By all accounts, operating armed drones is, paradoxically, a very intimate killing experience. Egan and his colleagues follow people’s “patterns of life” over days and weeks with high-precision infrared video cameras while they wait for orders from the CIA to fire in the vicinity of innocent civilians. As Egan is repeatedly ordered to track, engage and then count bodies in the gruesome aftermath of the destruction he has caused, the conflict between his responsibilities at work and his responsibilities to humanity begin to tear him apart.

While an imperfect film that occasionally veers headlong into cliché and oversimplification, Good Kill presents some of the best critiques of the drone program many audience members are likely to see and hear. Unsurprisingly, the US Department of Defense declined to provide Good Kill the free material support that it often gives feel-good military films like Top Gun; the Pentagon typically offers this valuable assistance via Phil Strub, its longtime point man for cinematic propaganda, in exchange for detailed script doctoring.

Challenging Articles of Faith

Egan’s wife (played by “Mad Men” actress January Jones) could be speaking on behalf of the American people when, frustrated and alienated from his experience, but still hoping to be supportive, she asks her suffering husband, “You’re still making people safer, right?” The doublethink she expresses describes one of the fundamental articles of faith on which the drone program rests. Yet there is little clarity about how many suspected “high-level” terrorists are actually being killed due to the secretive nature of the program and the “imperfect best guess” intelligence that strikes are based on (a 2012 Stanford/New York University report estimated that a full 2 percent of those killed by US drones in Pakistan were “high-level” targets).

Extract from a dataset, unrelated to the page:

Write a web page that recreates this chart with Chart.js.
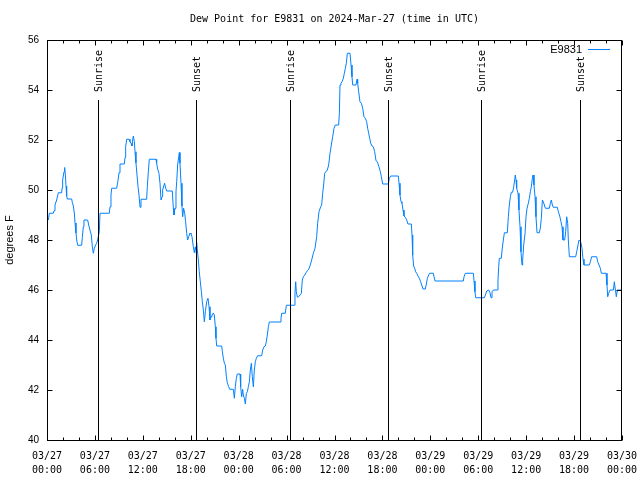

There’s also the high likelihood that the US drone war in Asia and Africa is actually increasing the number of terrorist groups and aiding their recruitment efforts, a view taken by an internal CIA analysis published by WikiLeaks. As for what everyday people think, Americans have been very supportive of the drone program in recent years, at least as measured by the faith-based questions asked by pollsters; the rest of the world is not a big fan.

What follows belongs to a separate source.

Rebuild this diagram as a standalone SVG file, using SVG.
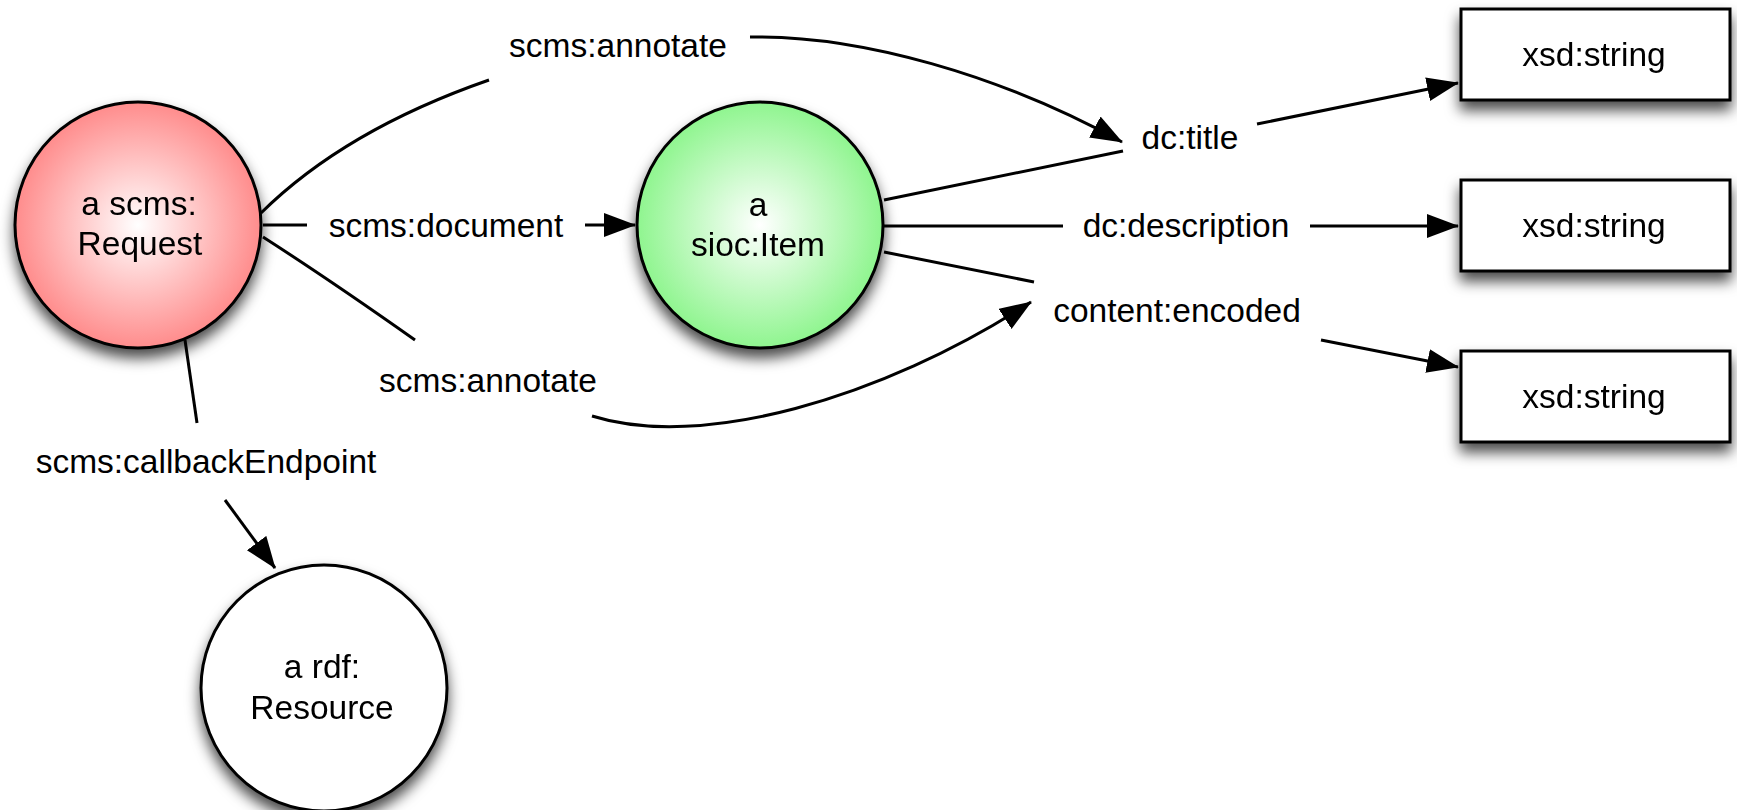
<svg xmlns="http://www.w3.org/2000/svg" width="1737" height="810" viewBox="0 0 1737 810">
  <style>
    .label { font-family: "Liberation Sans", Arial, Helvetica, sans-serif; font-size: 33.5px; fill: #000; text-anchor: middle; }
    .edge { fill: none; stroke: #000; stroke-width: 3; }
    .node { stroke: #000; stroke-width: 3; }
  </style>
  <defs>
    <radialGradient id="gradRed" cx="50%" cy="50%" r="50%">
      <stop offset="0" stop-color="#ffffff"/>
      <stop offset="1" stop-color="#ff8c8c"/>
    </radialGradient>
    <radialGradient id="gradGreen" cx="50%" cy="50%" r="50%">
      <stop offset="0" stop-color="#ffffff"/>
      <stop offset="1" stop-color="#8ff58f"/>
    </radialGradient>
    <filter id="shadow" x="-30%" y="-30%" width="160%" height="170%">
      <feDropShadow dx="0" dy="9" stdDeviation="7" flood-color="#000" flood-opacity="0.7"/>
    </filter>
    <marker id="arrow" markerUnits="userSpaceOnUse" markerWidth="34" markerHeight="26" refX="31" refY="12" orient="auto">
      <path d="M0,0 L32,12 L0,24 Z" fill="#000"/>
    </marker>
  </defs>

  <rect width="1737" height="810" fill="#fff"/>

  <!-- connectors: each edge is split around its label -->
  <g id="connectors">
    <!-- Request -> dc:title (scms:annotate) -->
    <path class="edge" d="M261,213 Q345,130 489,80"/>
    <path class="edge" d="M750,37 C860,35 1000,75 1122,142" marker-end="url(#arrow)"/>
    <!-- Request -> Item (scms:document) -->
    <path class="edge" d="M263,225 L307,225"/>
    <path class="edge" d="M585,225 L635,225" marker-end="url(#arrow)"/>
    <!-- Request -> content:encoded (scms:annotate) -->
    <path class="edge" d="M263,237 Q330,280 415,340"/>
    <path class="edge" d="M592,416 C700,450 880,400 1031,302" marker-end="url(#arrow)"/>
    <!-- Request -> Resource (scms:callbackEndpoint) -->
    <path class="edge" d="M185,340 L197,423"/>
    <path class="edge" d="M225,500 L275,568" marker-end="url(#arrow)"/>
    <!-- Item -> dc:title -->
    <path class="edge" d="M884,200 L1123,151"/>
    <!-- dc:title -> xsd:string -->
    <path class="edge" d="M1257,124 L1458,83" marker-end="url(#arrow)"/>
    <!-- Item -> dc:description -> xsd:string -->
    <path class="edge" d="M884,226 L1063,226"/>
    <path class="edge" d="M1310,226 L1458,226" marker-end="url(#arrow)"/>
    <!-- Item -> content:encoded -> xsd:string -->
    <path class="edge" d="M884,252 L1034,282"/>
    <path class="edge" d="M1321,340 L1458,367" marker-end="url(#arrow)"/>

    <!-- edge labels -->
    <text class="label" x="618" y="57">scms:annotate</text>
    <text class="label" x="446" y="237">scms:document</text>
    <text class="label" x="488" y="392">scms:annotate</text>
    <text class="label" x="206" y="473">scms:callbackEndpoint</text>
    <text class="label" x="1190" y="149">dc:title</text>
    <text class="label" x="1186" y="237">dc:description</text>
    <text class="label" x="1177" y="322">content:encoded</text>
  </g>

  <g id="node-request" filter="url(#shadow)">
    <circle class="node" cx="138" cy="225" r="123" fill="url(#gradRed)"/>
    <text class="label" x="139" y="215">a scms:</text>
    <text class="label" x="140" y="255">Request</text>
  </g>

  <g id="node-item" filter="url(#shadow)">
    <circle class="node" cx="760" cy="225" r="123" fill="url(#gradGreen)"/>
    <text class="label" x="758" y="216">a</text>
    <text class="label" x="758" y="256">sioc:Item</text>
  </g>

  <g id="node-resource" filter="url(#shadow)">
    <circle class="node" cx="324" cy="688" r="123" fill="#fff"/>
    <text class="label" x="322" y="678">a rdf:</text>
    <text class="label" x="322" y="719">Resource</text>
  </g>

  <g id="node-string-1" filter="url(#shadow)">
    <rect class="node" x="1461" y="9" width="269" height="91" fill="#fff"/>
    <text class="label" x="1594" y="66">xsd:string</text>
  </g>

  <g id="node-string-2" filter="url(#shadow)">
    <rect class="node" x="1461" y="180" width="269" height="91" fill="#fff"/>
    <text class="label" x="1594" y="237">xsd:string</text>
  </g>

  <g id="node-string-3" filter="url(#shadow)">
    <rect class="node" x="1461" y="351" width="269" height="91" fill="#fff"/>
    <text class="label" x="1594" y="408">xsd:string</text>
  </g>
</svg>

Good Kill also challenges the questionable declaration made by US officials that drone operators are authorized to fire missiles only in circumstances where there is “near certainty” that no innocent civilians will be killed by the strike. In reality, true adherence to this principle is extremely unlikely, and we know that thousands of civilians – meaning members of families, including small children, who were simply minding their own business – have already been killed by US drones. In fact, the Obama administration’s no-innocents-will-be-deliberately-harmed claim is the same public relations tactic used to gain support for all modern US wars. US officials have previously acknowledged using “a macabre kind of calculus” in order to answer moral and legal questions about the maximum number of innocent civilians who may be deliberately killed in any strike.

The Obama administration does not publicly acknowledge that it has killed thousands of civilians with drone strikes. With impressive contempt for the truth, it claims that all of the military-age males killed with drones were, by definition, enemy combatants unless posthumous evidence proves otherwise. At the same time, the administration keeps the official numbers of civilians it has killed with drones top secret. So for anyone paying attention, the White House has barely any credibility when discussing the facts of drone warfare. Good Kill may be fiction, but, ironically, it gives a better sense of the workings and effects of the actual US drone program than has been offered so far by government officials.

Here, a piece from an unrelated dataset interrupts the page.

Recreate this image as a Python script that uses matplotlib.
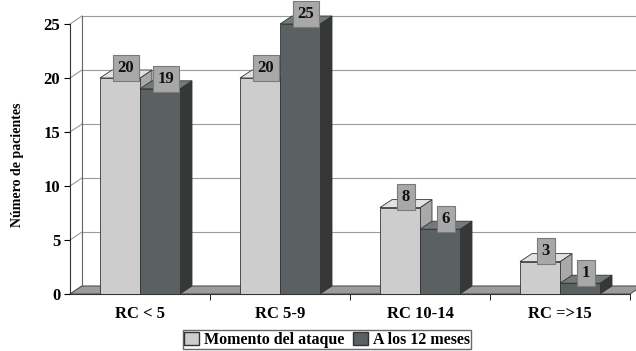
import numpy as np
import matplotlib
matplotlib.use("Agg")
import matplotlib.pyplot as plt
from matplotlib.patches import Patch

categories = ["RC < 5", "RC 5-9", "RC 10-14", "RC =>15"]
momento = [20, 20, 8, 3]
doce_meses = [19, 25, 6, 1]
series_names = ["Momento del ataque", "A los 12 meses"]

plt.rcParams['font.family'] = ['Liberation Serif', 'DejaVu Serif']
plt.rcParams['font.weight'] = 'bold'

W, H = 636, 351
fig = plt.figure(figsize=(W / 100, H / 100), dpi=100)
# axes in pixel terms: left edge = front y axis, bottom = y 0
x0, x1 = 70, 636
yb, yt = 294, 10
ax = fig.add_axes([x0 / W, 1 - yb / H, (x1 - x0) / W, (yb - yt) / H])
px_per_unit = 54 / 5
ax.set_ylim(0, (yb - yt) / px_per_unit)
ax.set_xlim(-0.5, -0.5 + (x1 - x0) / 140)

n = len(categories)
w = 40 / 140
dx = 12 / 140
dy = 8 / px_per_unit
xc = np.arange(n)

light = dict(front='#cdcdcd', top='#e2e2e2', side='#a9a9a9')
dark = dict(front='#5b6062', top='#74797a', side='#363838')

# back wall gridlines and left wall diagonals
yticks = np.arange(0, 26, 5)
for yv in yticks:
    ax.plot([-0.5 + dx, 4.0], [yv + dy, yv + dy], color='#9a9a9a', lw=0.8, zorder=1, clip_on=True)
    ax.plot([-0.5, -0.5 + dx], [yv, yv + dy], color='#9a9a9a', lw=0.8, zorder=1, clip_on=False)
ax.plot([-0.5 + dx, -0.5 + dx], [dy, 25 + dy], color='#666666', lw=0.8, zorder=1, clip_on=False)

# floor
ax.fill([-0.5, n - 0.5, n - 0.5 + dx, -0.5 + dx], [0, 0, dy, dy],
        facecolor='#9c9c9c', edgecolor='#555555', lw=0.8, zorder=2, clip_on=False)


def bar3d(xl, v, c):
    ax.fill([xl + w, xl + w + dx, xl + w + dx, xl + w], [0, dy, v + dy, v],
            facecolor=c['side'], edgecolor='#333333', lw=0.6, zorder=3, clip_on=False)
    ax.fill([xl, xl + w, xl + w + dx, xl + dx], [v, v, v + dy, v + dy],
            facecolor=c['top'], edgecolor='#333333', lw=0.6, zorder=3, clip_on=False)
    ax.bar(xl, v, width=w, align='edge', color=c['front'], edgecolor='#333333',
           lw=0.6, zorder=3)


def label(xl, v):
    ax.text(xl + w / 2 + dx / 2, v + dy + 0.2, str(v), ha='center', va='center',
            fontsize=12, fontweight='bold', color='#111111', zorder=5,
            bbox=dict(boxstyle='square,pad=0.3', facecolor='#a8a8a8',
                      edgecolor='#7a7a7a', lw=0.8))


for i in range(n):
    bar3d(xc[i] - w, momento[i], light)
    bar3d(xc[i], doce_meses[i], dark)
for i in range(n):
    label(xc[i] - w, momento[i])
    label(xc[i], doce_meses[i])

for s in ['top', 'right']:
    ax.spines[s].set_visible(False)
ax.spines['left'].set_bounds(0, 25)
ax.spines['bottom'].set_bounds(-0.5, n - 0.5)
ax.spines['left'].set_color('#333333')
ax.spines['bottom'].set_color('#333333')
ax.set_yticks(yticks)
ax.tick_params(axis='y', direction='out', length=4, labelsize=12, pad=3)
ax.set_xticks(xc)
ax.set_xticklabels(categories, fontsize=12, fontweight='bold')
ax.set_xticks(np.arange(n) + 0.5, minor=True)
ax.tick_params(axis='x', which='major', length=0, pad=9)
ax.tick_params(axis='x', which='minor', direction='out', length=4)
for t in ax.get_yticklabels():
    t.set_fontweight('bold')

fig.text(18 / W, 1 - 165 / H, "Número de pacientes", rotation=90, ha='center',
         va='center', fontsize=10, fontweight='bold')

handles = [Patch(facecolor=light['front'], edgecolor='#333333'),
           Patch(facecolor=dark['front'], edgecolor='#333333')]
fig.legend(handles, series_names, loc='upper center', bbox_to_anchor=(327 / W, 1 - 330 / H),
           ncol=2, frameon=True, fancybox=False, edgecolor='#444444',
           handlelength=0.9, handleheight=0.9, handletextpad=0.3, columnspacing=0.6,
           borderpad=0.1, borderaxespad=0, prop={'weight': 'bold', 'size': 11.5})

fig.savefig('out.png', dpi=100)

The US government reportedly intends to keep adding names to its kill lists for the foreseeable future. Meanwhile, the Air Force is now training more drone pilots than traditional fighter pilots. At the same time, many drone operators are not renewing their contracts and recruiters are having a hard time meeting demand, so they have started recruiting kids at gaming conferences. “Telewarfare” appears to be the new normal.

Interestingly, at the same time that Good Kill is being released, a one-woman play called “Grounded” at the Public Theater in New York City (written by George Brant, directed by Julie Taymor and starring Anne Hathaway) is also attempting to articulate the moral conundrums and life difficulties of “driving to war,” as Hathaway’s nameless character puts it. (Both Hawke and Hathaway interviewed former drone operators – some of whom have come forward to publicly criticize the drone program – in preparation for their roles.)

This technically innovative stage version of the drone pilot dilemma feels like it takes place inside of an enormous sandbox, with the edgy narrative of Hathaway’s fighter pilot enhanced by all manner of thrilling audiovisual effects, creating a spectacular three-dimensional dreamscape manifesting her identity and role in the world. She scoffs at the idea that she is an Odysseus who comes home to dinner every night and puts her child to bed – yet the real tragedy may be that she is also a Cyclops. As with Egan, her marriage begins to fall apart as a direct result of fighting a remote-controlled war, one in which – she reminds herself more than once – “the threat of death has been removed.” Her character wonders why, since she’s not in any physical danger at the console, her pulse quickens and her anxiety shoots through the roof. Like Egan, she struggles with intense guilt over condemning innocent people and watching them be torn to shreds, makes an enormous effort to shake it off, becomes almost obsessed with being watched herself and spirals down into psychological chaos.

The power to observe the private lives of others from afar without risk to the self taps into certain voyeuristic impulses that may be universal. When that unchecked power comes with the ability to annihilate and incinerate at will, with only a 10-second delay between trigger and explosion (make sure those kids don’t run into the crosshairs at the last second), the realm of the humane has been abandoned. Drone pilots find themselves in the unenviable position of playing not heroes, but flawed demigods who watch intensely from Olympus while being handed lightning bolts by a Zeus who also decides which hapless mortals they must target. And herein lies their psychological drama, and their tragedy, and why they also deserve our sympathy. Despite being far away from the physical violence they unleash, they are not safe.

Good Kill (Voltage Pictures) hits US theaters May 15.